───── Dataset section ─────

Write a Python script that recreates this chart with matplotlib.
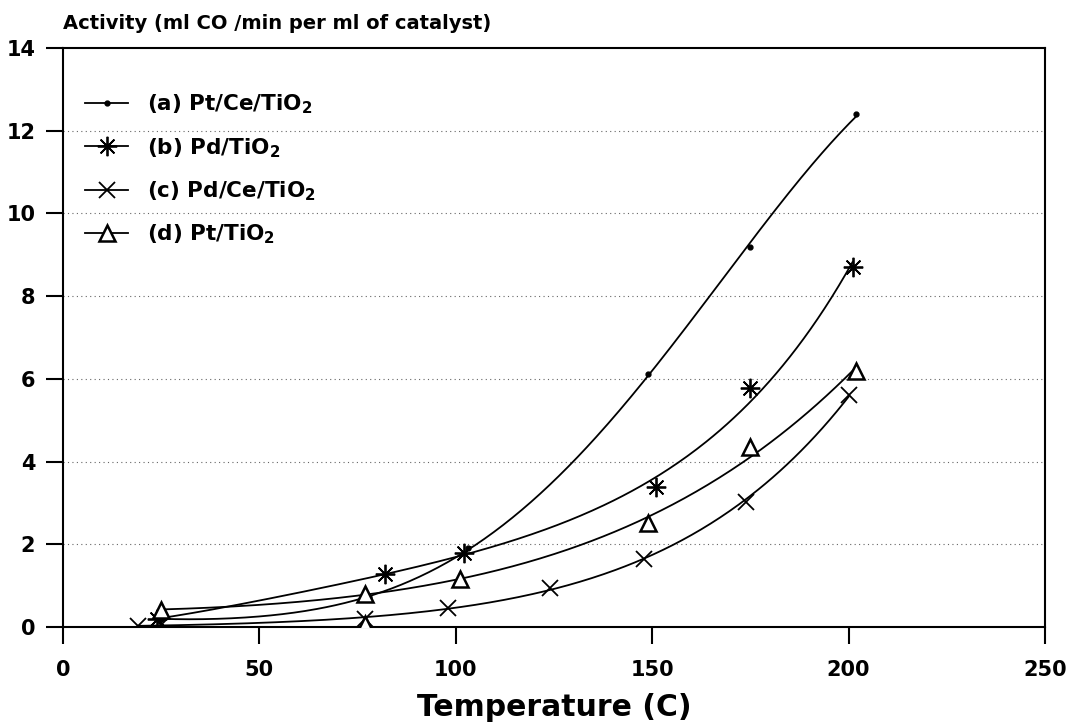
import numpy as np
import matplotlib
matplotlib.use('Agg')
import matplotlib.pyplot as plt

plt.rcParams['font.family'] = ['DejaVu Sans']
plt.rcParams['font.weight'] = 'bold'
plt.rcParams['mathtext.default'] = 'bf'

# Data (temperature in C, activity)
a_x = [25, 78, 103, 149, 175, 202]
a_y = [0.2, 0.72, 1.9, 6.12, 9.2, 12.4]

b_x = [24, 82, 102, 151, 175, 201]
b_y = [0.2, 1.27, 1.8, 3.38, 5.78, 8.7]

c_x = [19, 25, 77, 98, 124, 148, 174, 200]
c_y = [0.02, 0.05, 0.2, 0.47, 0.95, 1.64, 3.02, 5.62]

d_x = [25, 77, 101, 149, 175, 202]
d_y = [0.42, 0.8, 1.17, 2.51, 4.34, 6.2]
# lone triangle near the axis at ~77 C
d_extra_x = [77]
d_extra_y = [0.08]

labels = ['(a) Pt/Ce/TiO$_2$', '(b) Pd/TiO$_2$',
          '(c) Pd/Ce/TiO$_2$', '(d) Pt/TiO$_2$']


def fit_curve(xs, ys, n=300):
    # smooth least-squares curve: cubic fit of sqrt(y), squared back
    x = np.asarray(xs, float)
    y = np.asarray(ys, float)
    coef = np.polyfit(x, np.sqrt(y), 3)
    xf = np.linspace(x.min(), x.max(), n)
    return xf, np.polyval(coef, xf) ** 2


fig = plt.figure(figsize=(10.74, 7.25), dpi=100)
ax = fig.add_axes([0.0587, 0.1352, 0.9143, 0.7986])

series = [
    (a_x, a_y, dict(marker='o', markersize=3.5, mfc='black')),
    (b_x, b_y, dict(marker=(8, 2, 0), markersize=14, mew=1.3)),
    (c_x, c_y, dict(marker='x', markersize=12, mew=1.3)),
    (d_x, d_y, dict(marker='^', markersize=12, mfc='white', mew=1.8)),
]

for (xs, ys, style), lab in zip(series, labels):
    xf, yf = fit_curve(xs, ys)
    ax.plot(xf, yf, color='black', lw=1.3, zorder=2)
    ax.plot(xs, ys, ls='none', color='black', zorder=3, **style)
    ax.plot([], [], color='black', lw=1.3, label=lab, **style)

ax.plot(d_extra_x, d_extra_y, ls='none', marker='^', markersize=12,
        mfc='white', mec='black', mew=1.8, zorder=3)

ax.set_xlim(0, 250)
ax.set_ylim(0, 14)
ax.set_xticks(np.arange(0, 251, 50))
ax.set_yticks(np.arange(0, 15, 2))
ax.tick_params(direction='out', length=12, width=1.5, labelsize=15)
ax.tick_params(axis='x', pad=12)
ax.tick_params(axis='y', pad=8)
for s in ax.spines.values():
    s.set_linewidth(1.5)

for yv in range(2, 14, 2):
    ax.axhline(yv, color='0.4', ls=(0, (1, 3)), lw=0.8, zorder=1)

fig.text(0.516, 0.024, 'Temperature (C)', fontsize=21.5, fontweight='bold',
         ha='center', va='center')
fig.text(0.0587, 0.968, 'Activity (ml CO /min per ml of catalyst)',
         fontsize=14, fontweight='bold', ha='left', va='center')

ax.legend(loc='upper left', frameon=False, fontsize=15.5,
          handlelength=2.0, handletextpad=0.9, labelspacing=0.92,
          borderpad=0, borderaxespad=0,
          bbox_to_anchor=(0.0224, 0.923))

fig.savefig('out.png', dpi=100)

─────

Your task:
Return nothing but the lines running from the start of the data to the line with "c_y = [0.02, 0.05, 0.2, 0.47, 0.95, 1.64, 3.02, 5.62]", please, both ends included and no pictures.

Result for this exercise:
Write a Python script that recreates this chart with matplotlib.
import numpy as np
import matplotlib
matplotlib.use('Agg')
import matplotlib.pyplot as plt

plt.rcParams['font.family'] = ['DejaVu Sans']
plt.rcParams['font.weight'] = 'bold'
plt.rcParams['mathtext.default'] = 'bf'

# Data (temperature in C, activity)
a_x = [25, 78, 103, 149, 175, 202]
a_y = [0.2, 0.72, 1.9, 6.12, 9.2, 12.4]

b_x = [24, 82, 102, 151, 175, 201]
b_y = [0.2, 1.27, 1.8, 3.38, 5.78, 8.7]

c_x = [19, 25, 77, 98, 124, 148, 174, 200]
c_y = [0.02, 0.05, 0.2, 0.47, 0.95, 1.64, 3.02, 5.62]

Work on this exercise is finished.